Unfortunately, many Social Security Disability (SSD) claims result in denial. However, this denial is not the end of your journey in filing a claim.
You have the right to appeal a decision from the Social Security Administration (SSA). If your second attempt fails, you can try again by requesting a disability hearing before an administrative law judge.
Where will the hearing take place?
The SSA tries to make it easy for applicants to attend their hearings. Most occur within 75 miles of the applicant at an SSA office or a rented venue.
If you live in Indianapolis, your disability hearing will likely occur at the city’s downtown SSA office. You should receive a notice detailing the time and location of your hearing at least 20 days in advance.
What can you expect at the hearing?
A court official will swear you and any witnesses (doctors, vocational professionals, etc.) in, meaning you will be under oath going forward. What follows typically involves the judge hearing testimony from the assembled parties.
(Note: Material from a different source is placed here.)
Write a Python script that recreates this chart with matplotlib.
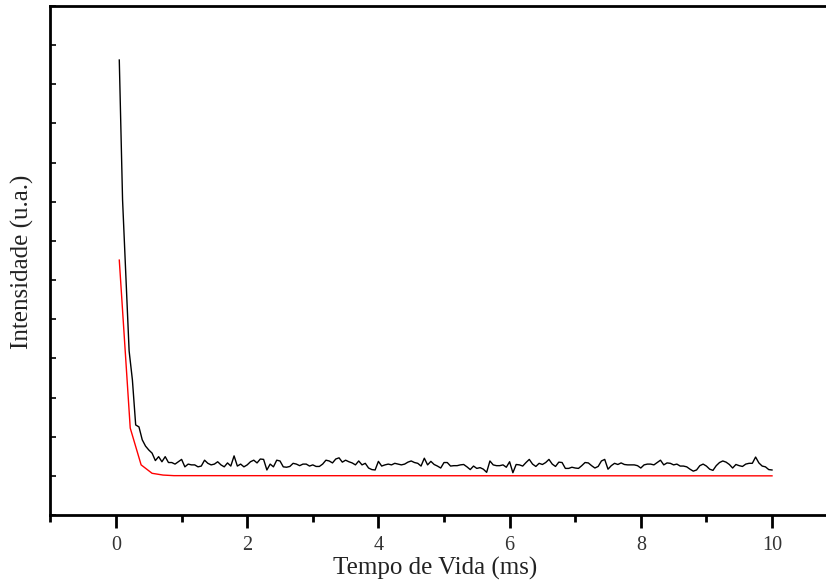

For example, judges often pose hypothetical questions to vocational experts. They may ask about the work those suffering from your disability (or a similar one) can perform.
If the judge does not ask you questions, you may request to speak and make your case. Some people prefer to have their legal counsel perform this task. You or your representative also have the right to ask the witnesses and experts questions. Everything said at the hearing is recorded to preserve evidence and testimony.
Can a hearing help your claim?
Your disability hearing can make a difference in whether your SSD claim succeeds. We suggest learning about your next steps if your SSD claim results in a denial of benefits.